The past weeks have been a little dicey, as my last post indicates.  My husband has not been well, and to make matters more difficult, I have not been well.  The flu came at me twice, and I swatted it like an annoying insect twice.  A few days of rest and fabulous chicken soup (made by said husband) seemed to do the trick in both cases. Paulie needed a trip to the ER on Saturday, and so flu symptoms were quickly forgotten as we headed over to LGH and took the time to get the thing diagnosed (a post-surgical kidney infection... GAH!) and treated.

Now, the past few days have been restful without any effort on my part; a rehearsal here, a few lessons to teach there have been the extent of them.  There are probably a million long-term projects I could be working on, but for now I can't think of a single bloody one.  There is a new novel on my coffee table, a bag of junk food newly procured from the convenience store, and a few scratch tickets (purchased from the winnings of my Christmas stocking tickets).

This is a new experiment.  I will attempt now, with great trepidation, to not do anything simply because I have the time.  I will not do anything on PURPOSE!

Ah.... there it is...The Voice of Reason: "Laura, you have so many things to get done.  You don't work a full-time job.  You don't have a house full of people to take care of.  Get out there and do something!!!" The voice of reason usually sounds like my father, which is inherently unfair, given that my father is NOT the kind of person to push anyone else.  He's simply the hardest-working person I've ever met, and so when I don't think I can work, his voice sounds.

My father is the person who worked 3 jobs while attending college full-time, and then continued to work at least 2 part-time jobs while working full-time once he graduated.  He married, had 4 children, and made us all feel like the most special people in the world, all the while teaching a full school day, gigging at night, and oh, yeah, getting a Masters Degree as well.  In the summers when he wasn't teaching, he added another job to the docket.  He painted houses, worked in offices, taught private lessons... he did whatever it took to make sure that we were provided for, both physically and emotionally.
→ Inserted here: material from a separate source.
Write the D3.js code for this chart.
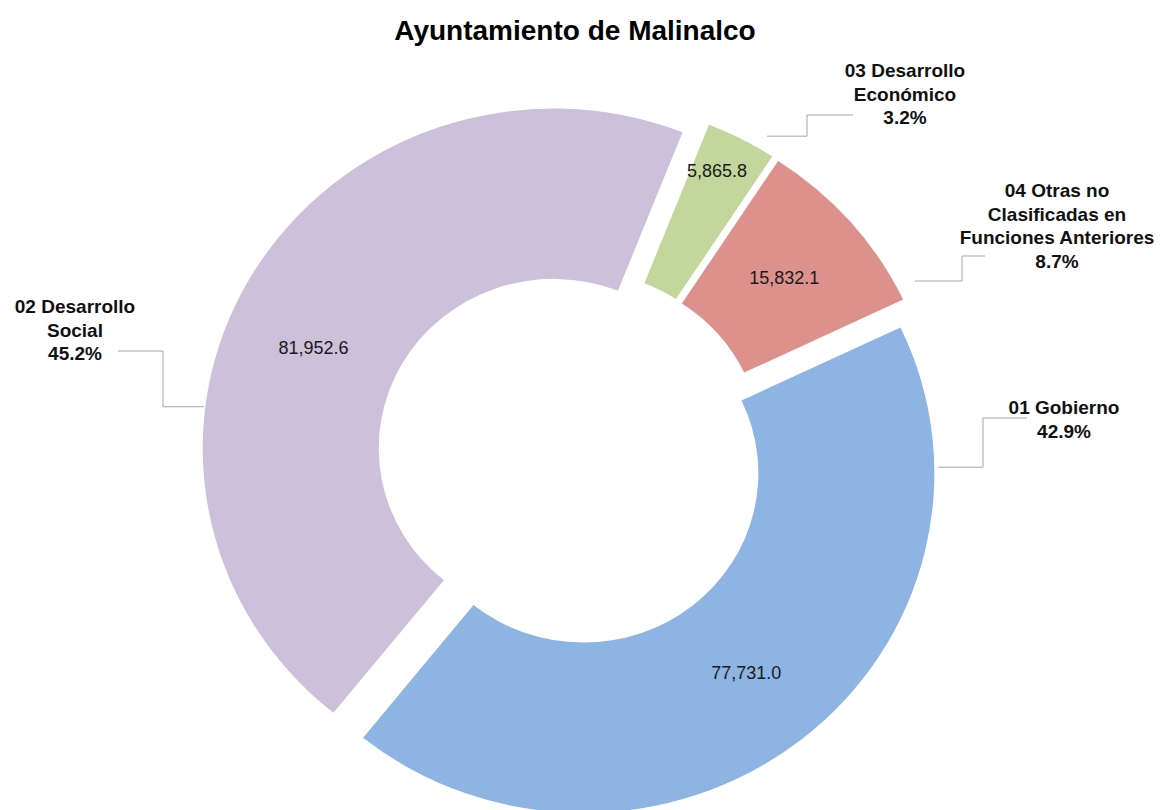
<!DOCTYPE html>
<html>
<head>
<meta charset="utf-8">
<script src="https://cdn.jsdelivr.net/npm/d3@7"></script>
<style>
  body { margin: 0; background: #fff; }
  svg { display: block; }
  text { font-family: "Liberation Sans", Arial, sans-serif; }
</style>
</head>
<body>
<div class="chart"></div>
<script>
'use strict'

// data
const categories = ['01 Gobierno', '02 Desarrollo Social', '03 Desarrollo Económico',
  '04 Otras no Clasificadas en Funciones Anteriores']
const values = [77731.0, 81952.6, 5865.8, 15832.1]
const labelLines = [
  ['01 Gobierno'],
  ['02 Desarrollo', 'Social'],
  ['03 Desarrollo', 'Económico'],
  ['04 Otras no', 'Clasificadas en', 'Funciones Anteriores']
]
const colors = ['#8DB4E2', '#CCC0DA', '#C3D69B', '#DD918D']

const width = 1164
const height = 810
const cx = 571
const cy = 458
const outerR = 351
const innerR = 175
const explode = 20
const ky = 0.968
const firstAngle = 64.6 * Math.PI / 180

// callout boxes: label centre, first line y, leader anchor (angle deg, radius) and elbow
const callouts = [
  { x: 1064, y: 414, anchorA: 89, anchorR: 355, elbowX: 983, endY: 418, endX: 1027 },
  { x: 75, y: 313, anchorA: 277, anchorR: 352, elbowX: 163, endY: 351, endX: 118 },
  { x: 905, y: 77, anchorA: 30.7, anchorR: 366, elbowX: 807, endY: 115, endX: 853 },
  { x: 1057, y: 197, anchorA: 62.7, anchorR: 370, elbowX: 962, endY: 256, endX: 985 }
]
const valueNudge = { 1: [-13, 28], 2: [16, -44] }

const fmtValue = d3.format(',.1f')
const fmtPct = d3.format('.1%')
const total = d3.sum(values)

const svg = d3.select('.chart').append('svg')
    .attr('width', width)
    .attr('height', height)

svg.append('text')
    .attr('x', 575)
    .attr('y', 40)
    .attr('text-anchor', 'middle')
    .style('font-size', '28px')
    .style('font-weight', 'bold')
    .text('Ayuntamiento de Malinalco')

const pie = d3.pie()
    .sort(null)
    .startAngle(firstAngle)
    .endAngle(firstAngle + 2 * Math.PI)
const arcs = pie(values)

const arc = d3.arc()
    .innerRadius(innerR)
    .outerRadius(outerR)

function mid(d) {
  return (d.startAngle + d.endAngle) / 2
}
function shift(d) {
  const a = mid(d)
  return [explode * Math.sin(a), -explode * Math.cos(a)]
}
// screen position of a point given in the slice's own polar coords
function toScreen(d, a, rad) {
  const s = shift(d)
  return [cx + s[0] + rad * Math.sin(a), cy + ky * (s[1] - rad * Math.cos(a))]
}

const donut = svg.append('g')
    .attr('transform', 'translate(' + cx + ',' + cy + ') scale(1,' + ky + ')')

donut.selectAll('.slice')
    .data(arcs)
  .enter().append('path')
    .attr('class', 'slice')
    .attr('transform', d => 'translate(' + shift(d) + ')')
    .attr('d', arc)
    .attr('fill', (d, i) => colors[i])

// value labels
svg.selectAll('.value')
    .data(arcs)
  .enter().append('text')
    .attr('class', 'value')
    .attr('x', (d, i) => toScreen(d, mid(d), (innerR + outerR) / 2)[0] + (valueNudge[i] ? valueNudge[i][0] : 0))
    .attr('y', (d, i) => toScreen(d, mid(d), (innerR + outerR) / 2)[1] + (valueNudge[i] ? valueNudge[i][1] : 0))
    .attr('text-anchor', 'middle')
    .attr('dy', '0.35em')
    .style('font-size', '18px')
    .style('fill', '#1a1a1a')
    .text(d => fmtValue(d.data))

// leader lines
svg.selectAll('.leader')
    .data(arcs)
  .enter().append('path')
    .attr('class', 'leader')
    .attr('fill', 'none')
    .attr('stroke', '#a6a6a6')
    .attr('stroke-width', 1)
    .attr('d', (d, i) => {
      const c = callouts[i]
      const p = toScreen(d, c.anchorA * Math.PI / 180, c.anchorR)
      return 'M' + p[0] + ',' + p[1] + 'H' + c.elbowX + 'V' + c.endY + 'H' + c.endX
    })

// category labels
const label = svg.selectAll('.label')
    .data(arcs)
  .enter().append('text')
    .attr('class', 'label')
    .attr('text-anchor', 'middle')
    .attr('x', (d, i) => callouts[i].x)
    .attr('y', (d, i) => callouts[i].y)
    .style('font-size', '19px')
    .style('font-weight', 'bold')
    .style('fill', '#111')

label.selectAll('tspan')
    .data((d, i) => labelLines[i].concat([fmtPct(d.data / total)]))
  .enter().append('tspan')
    .attr('x', function() { return d3.select(this.parentNode).attr('x') })
    .attr('dy', (t, j) => j === 0 ? 0 : 23.5)
    .text(t => t)
</script>
</body>
</html>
He's a bit of a demi-god in my book, and one whose shoes will not be filled.... EVER.

So, of course, here comes my guilt.  As people in the biz might ask: "How do you follow that?"
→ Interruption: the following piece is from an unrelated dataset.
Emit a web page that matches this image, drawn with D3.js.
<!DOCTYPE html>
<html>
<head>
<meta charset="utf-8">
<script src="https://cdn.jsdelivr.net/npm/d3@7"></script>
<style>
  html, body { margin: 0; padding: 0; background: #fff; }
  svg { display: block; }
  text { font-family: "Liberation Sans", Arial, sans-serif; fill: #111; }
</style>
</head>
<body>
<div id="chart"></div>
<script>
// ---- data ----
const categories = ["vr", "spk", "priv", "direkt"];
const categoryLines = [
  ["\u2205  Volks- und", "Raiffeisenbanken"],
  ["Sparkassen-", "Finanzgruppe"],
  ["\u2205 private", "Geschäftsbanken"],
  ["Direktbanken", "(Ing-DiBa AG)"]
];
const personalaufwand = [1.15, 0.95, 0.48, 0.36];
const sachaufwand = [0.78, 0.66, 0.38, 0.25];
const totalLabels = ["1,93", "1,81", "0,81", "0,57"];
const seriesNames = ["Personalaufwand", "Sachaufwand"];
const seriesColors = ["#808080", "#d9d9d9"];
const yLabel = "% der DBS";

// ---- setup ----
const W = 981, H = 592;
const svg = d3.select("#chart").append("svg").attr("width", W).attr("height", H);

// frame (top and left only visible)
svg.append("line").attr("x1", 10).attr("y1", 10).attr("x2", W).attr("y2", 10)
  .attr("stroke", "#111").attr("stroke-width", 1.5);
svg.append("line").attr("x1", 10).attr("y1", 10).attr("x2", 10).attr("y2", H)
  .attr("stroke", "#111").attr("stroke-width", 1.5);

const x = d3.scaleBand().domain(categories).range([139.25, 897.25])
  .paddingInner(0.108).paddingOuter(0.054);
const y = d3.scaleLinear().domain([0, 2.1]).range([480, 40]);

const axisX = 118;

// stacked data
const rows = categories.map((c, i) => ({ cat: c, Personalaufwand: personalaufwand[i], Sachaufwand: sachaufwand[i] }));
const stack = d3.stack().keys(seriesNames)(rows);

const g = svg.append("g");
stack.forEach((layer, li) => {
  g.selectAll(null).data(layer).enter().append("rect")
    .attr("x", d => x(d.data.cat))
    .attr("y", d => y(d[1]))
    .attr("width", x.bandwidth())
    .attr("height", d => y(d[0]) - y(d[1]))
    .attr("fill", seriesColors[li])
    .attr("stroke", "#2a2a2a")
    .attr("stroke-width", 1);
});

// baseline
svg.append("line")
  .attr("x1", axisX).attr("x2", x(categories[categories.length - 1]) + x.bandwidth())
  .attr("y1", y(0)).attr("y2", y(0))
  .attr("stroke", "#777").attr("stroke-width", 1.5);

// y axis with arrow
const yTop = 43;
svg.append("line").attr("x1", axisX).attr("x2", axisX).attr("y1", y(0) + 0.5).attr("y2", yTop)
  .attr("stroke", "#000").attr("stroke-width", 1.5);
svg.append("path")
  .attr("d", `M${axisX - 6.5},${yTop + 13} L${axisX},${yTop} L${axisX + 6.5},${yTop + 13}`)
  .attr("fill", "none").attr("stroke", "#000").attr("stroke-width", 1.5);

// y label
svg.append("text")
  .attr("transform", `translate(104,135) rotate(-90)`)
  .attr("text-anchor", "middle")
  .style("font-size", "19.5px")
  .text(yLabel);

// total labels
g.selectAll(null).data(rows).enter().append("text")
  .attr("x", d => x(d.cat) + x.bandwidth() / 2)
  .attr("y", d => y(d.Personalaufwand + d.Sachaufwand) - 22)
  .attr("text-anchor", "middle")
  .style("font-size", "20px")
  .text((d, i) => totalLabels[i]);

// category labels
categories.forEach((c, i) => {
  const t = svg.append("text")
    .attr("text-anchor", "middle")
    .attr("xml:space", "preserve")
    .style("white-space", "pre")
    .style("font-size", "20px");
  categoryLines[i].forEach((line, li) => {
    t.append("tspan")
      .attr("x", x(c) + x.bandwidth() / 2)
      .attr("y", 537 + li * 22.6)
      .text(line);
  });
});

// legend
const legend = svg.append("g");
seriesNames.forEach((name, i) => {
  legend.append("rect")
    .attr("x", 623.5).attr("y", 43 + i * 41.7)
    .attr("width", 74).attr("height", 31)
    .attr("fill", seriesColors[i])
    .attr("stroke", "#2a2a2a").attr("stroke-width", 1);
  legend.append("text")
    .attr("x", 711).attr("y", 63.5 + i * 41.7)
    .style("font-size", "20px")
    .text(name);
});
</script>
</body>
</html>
I dunno.  I guess I'll stop trying.

The more important thing about my father that I truly wish to be, much more than a hard worker, is a supremely kind and generous person.  My father finds a way to make every person in a room feel special, for whatever their strengths are. He remembers names of spouses, children, family, and friends.  He asks about jobs and accomplishments. He sometimes touches their arm when he talks to them, so they know that they are his sole focus.  When someone cries he hugs them, rubs their back, asks what he can do.  He passes a guy asking for money on the street and always has a one or a five on him to give. Sometimes they want to talk.  He does that too.  He's the guy who makes sure that people have what they need, and always DEMANDS that no one know about it; therefore I'm not going to tell you about any of those things either, just that they happen.
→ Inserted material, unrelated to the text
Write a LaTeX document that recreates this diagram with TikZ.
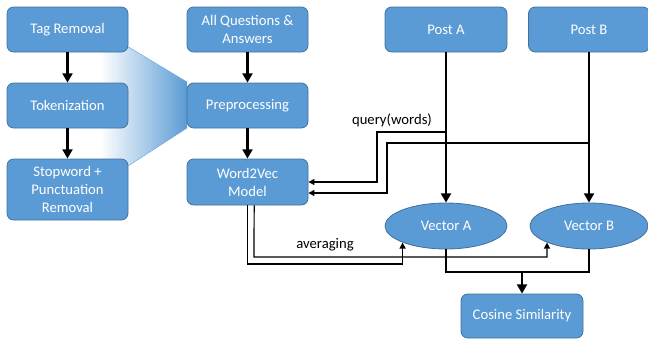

When I have been at some of my very lowest points, my father has been there.  I remember being rushed to the hospital for a suicide attempt, and my father wasn't home at the time.  When I came to in the room I'd been assigned, it was to my father's arms around me.  I immediately started to cry and ask forgiveness.  Dad just sat there on the side of the bed, holding me and telling me it was ok.  That I was his Little Dolly, and I would be fine.  He told me to "take it easy" (his favorite phrase), to take my time feeling better, and not to worry about a thing. While I still have moments where I'm sure that I'm disappointing him to the point of pure frustration, I also know that he loves me more.  It's awe-inspiring and scary and comforting all at the same time.

So now, 13 years later, I'm choosing to take another page from Dad's book.  I'm going to try my very best to be as good as I can to people (a life-long pursuit, especially for one as snarky as I am!!!), and at least for tonight, I'm going to take it easy.